REPUBLIKA.CO.ID, JAKARTA -- Peneliti Badan Riset dan Inovasi Nasional (BRIN) Dewi Fortuna Anwar menilai ada ekspektasi tinggi dari komunitas internasional atas peran Indonesia yang kini menjabat ketua Perhimpunan Bangsa-Bangsa Asia Tenggara (ASEAN).
Pasalnya, peran Indonesia dalam ASEAN selama ini, baik sebagai ketua maupun anggota, selalu diiringi inovasi yang mengukuhkan posisi ASEAN sebagai organisasi regional. Contohnya, Treaty of Amity and Cooperation yang didasari oleh Bali Concord I, yang disahkan di Indonesia pada 1976.
Inisiatif untuk membentuk Komunitas ASEAN yang bersandar pada Bali Concord II juga disahkan ketika Indonesia menjadi ketua ASEAN pada 2003. Sedangkan sebagai anggota, Indonesia kerap mempromosikan berbagai prakarsa yang signifikan terhadap evolusi organisasi, seperti Piagam ASEAN dan Pandangan ASEAN terhadap Indo-Pasifik (AOIP).
"Tantangan Indonesia, adanya ekspektasi tinggi atas kepemimpinan Indonesia di ASEAN. Pertama, karena rekam jejak Indonesia yang selalu menciptakan milestone penting ketika menjadi ketua ASEAN," kata Dewi dalam sebuah seminar di Jakarta, Rabu (8/2/2023).

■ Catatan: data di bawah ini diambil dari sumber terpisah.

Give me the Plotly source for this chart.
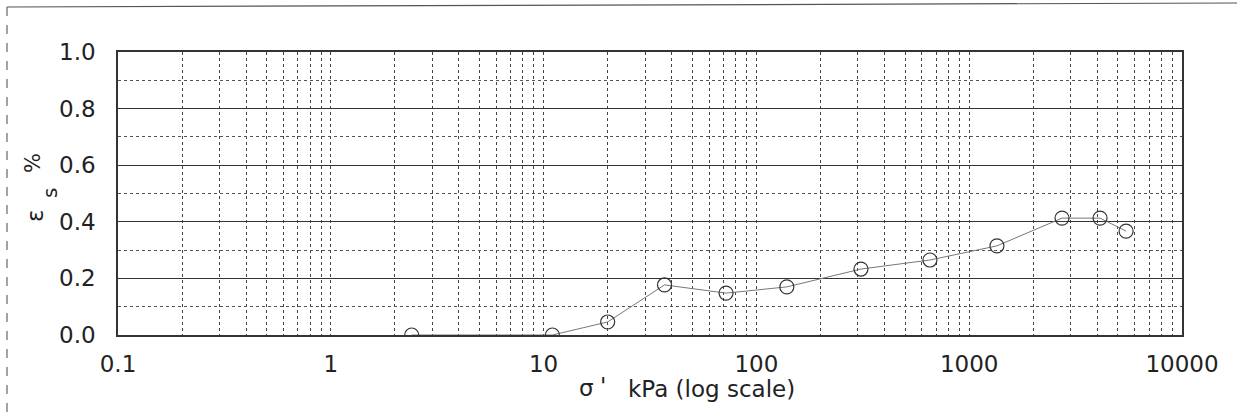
import plotly.graph_objects as go

# Data
stress_kpa = [2.4, 11, 20, 37, 72, 139, 310, 654, 1350, 2730, 4120, 5460]
strain_pct = [0.0, 0.0, 0.046, 0.177, 0.148, 0.170, 0.233, 0.265, 0.315, 0.413, 0.413, 0.367]

decades = [0.1, 1, 10, 100, 1000, 10000]
decade_labels = ["0.1", "1", "10", "100", "1000", "10000"]
y_ticks = [0.0, 0.2, 0.4, 0.6, 0.8, 1.0]
y_minor = [0.1, 0.3, 0.5, 0.7, 0.9]

# minor (2..9 x decade) gridline positions
x_minor = []
for d in decades[:-1]:
    for m in range(2, 10):
        x_minor.append(round(m * d, 6))

FONT = "DejaVu Sans, sans-serif"
W, H = 1237, 414
L, R, T, B = 118, 1182, 52, 335

fig = go.Figure()
fig.add_trace(go.Scatter(
    x=stress_kpa, y=strain_pct, mode="lines+markers",
    line=dict(color="#777777", width=1),
    marker=dict(symbol="circle-open", size=14, color="#333333", line=dict(width=1.2, color="#333333")),
    showlegend=False,
))

fig.update_layout(
    width=W, height=H,
    margin=dict(l=L, r=W - R, t=T, b=H - B),
    paper_bgcolor="white", plot_bgcolor="white",
    font=dict(family=FONT, size=23, color="#222222"),
    xaxis=dict(
        type="log", range=[-1, 4], automargin=False,
        tickmode="array", tickvals=decades, ticktext=decade_labels, tickangle=0,
        showgrid=True, gridcolor="#444444", gridwidth=1, griddash="dot",
        minor=dict(tickvals=x_minor, showgrid=True, gridcolor="#444444",
                   gridwidth=1, griddash="dot", ticks=""),
        ticks="", ticklabelstandoff=8,
        showline=True, linecolor="#333333", linewidth=1.5, mirror=True,
        tickfont=dict(size=23, family=FONT, color="#222222"),
    ),
    yaxis=dict(
        range=[0, 1.0], tickmode="array", tickvals=y_ticks, automargin=False,
        ticktext=[f"{v:.1f}" for v in y_ticks],
        showgrid=True, gridcolor="#333333", gridwidth=1.2,
        minor=dict(tickvals=y_minor, showgrid=True,
                   gridcolor="#555555", gridwidth=1, griddash="dot", ticks=""),
        zeroline=False, ticks="", ticklabelstandoff=16,
        showline=True, linecolor="#333333", linewidth=1.5, mirror=True,
        tickfont=dict(size=23, family=FONT, color="#222222"),
    ),
)

def px_x(p):
    return (p - L) / (R - L)

def px_y(p):
    return (B - p) / (B - T)

def label(text, x, y, xanchor="left", angle=0, size=23):
    fig.add_annotation(
        xref="paper", yref="paper", x=px_x(x), y=px_y(y),
        xanchor=xanchor, yanchor="middle", showarrow=False, textangle=angle,
        text=text, font=dict(size=size, family=FONT, color="#222222"),
    )

# x-axis title
label("σ", 577, 388)
label("'", 598, 386)
label("kPa (log scale)", 626, 389)

# y-axis title (rotated)
label("ε", 35, 216, xanchor="center", angle=-90)
label("s", 50, 193, xanchor="center", angle=-90, size=20)
label("%", 33, 163, xanchor="center", angle=-90, size=21)

# scanned page frame
fig.add_shape(type="line", xref="paper", yref="paper",
              x0=px_x(7), x1=px_x(1240), y0=px_y(7), y1=px_y(3),
              line=dict(color="#555555", width=1.2))
fig.add_shape(type="line", xref="paper", yref="paper",
              x0=px_x(7), x1=px_x(7), y0=px_y(7), y1=px_y(420),
              line=dict(color="#666666", width=1.2, dash="dash"))

fig.write_html("out.html")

"Lalu kepiawaian diplomasi Indonesia dan keberhasilan G20 yang berlangsung di tengah tensi yang tinggi," kata dia.
Dewi menyebut ada sejumlah tantangan yang dihadapi Indonesia sebagai ketua ASEAN. Isu regional yang akan menjadi tantangan bagi Indonesia adalah penyelesaian krisis Myanmar dan perbedaan pandangan di antara anggota ASEAN.
Dari sisi eksternal, Indonesia harus berupaya melanjutkan negosiasi panduan tata perilaku (Code of Conduct/CoC) sengketa Laut China Selatan di tengah China yang makin agresif. Selain itu, kinerja Indonesia juga akan disorot dalam merespons isu-isu geopolitik, terutama dalam merespons dinamika dan rivalitas Amerika Serikat dan China serta peran ASEAN di Indo-Pasifik.
Namun penyelesaian krisis Myanmar menjadi sorotan utama dalam pemaparan Dewi. Dia menekankan tidak ada kemajuan dari Konsensus Lima Poin yang disepakati dua tahun lalu. Situasi di Myanmar justru makin memburuk.
Dewi mengatakan ASEAN harus mulai menunjuk utusan khusus tetap yang bersedia mendedikasikan tenaga dan waktunya untuk membantu Myanmar. Tugas utusan khusus untuk Myanmar saat ini memang diemban secara bergantian oleh menteri luar negeri dari negara yang menjabat ketua ASEAN.
Namun dua utusan khusus keketuaan ASEAN sebelumnya, yakni Brunei Darussalam dan Kamboja, belum berhasil membujuk pemimpin junta militer Myanmar Jenderal Min Aung Hlang untuk mengizinkan bertemu penasihat negara Aung San Suu Kyidan membuka dialog bersama pihak-pihak berkepentingan.
Menurut Dewi, utusan khusus tetap bisa membantu dalam menguraikan dan memahami masalah lebih dalam sehingga bisa dipercaya semua pihak.
Selain menetapkan utusan khusus permanen untuk Myanmar, ASEAN juga dinilai perlu meyakinkan mitra wicara, seperti China dan Rusia yang menjadi pendukung junta, agar mendukung ASEAN dalam mengatasi isu Myanmar.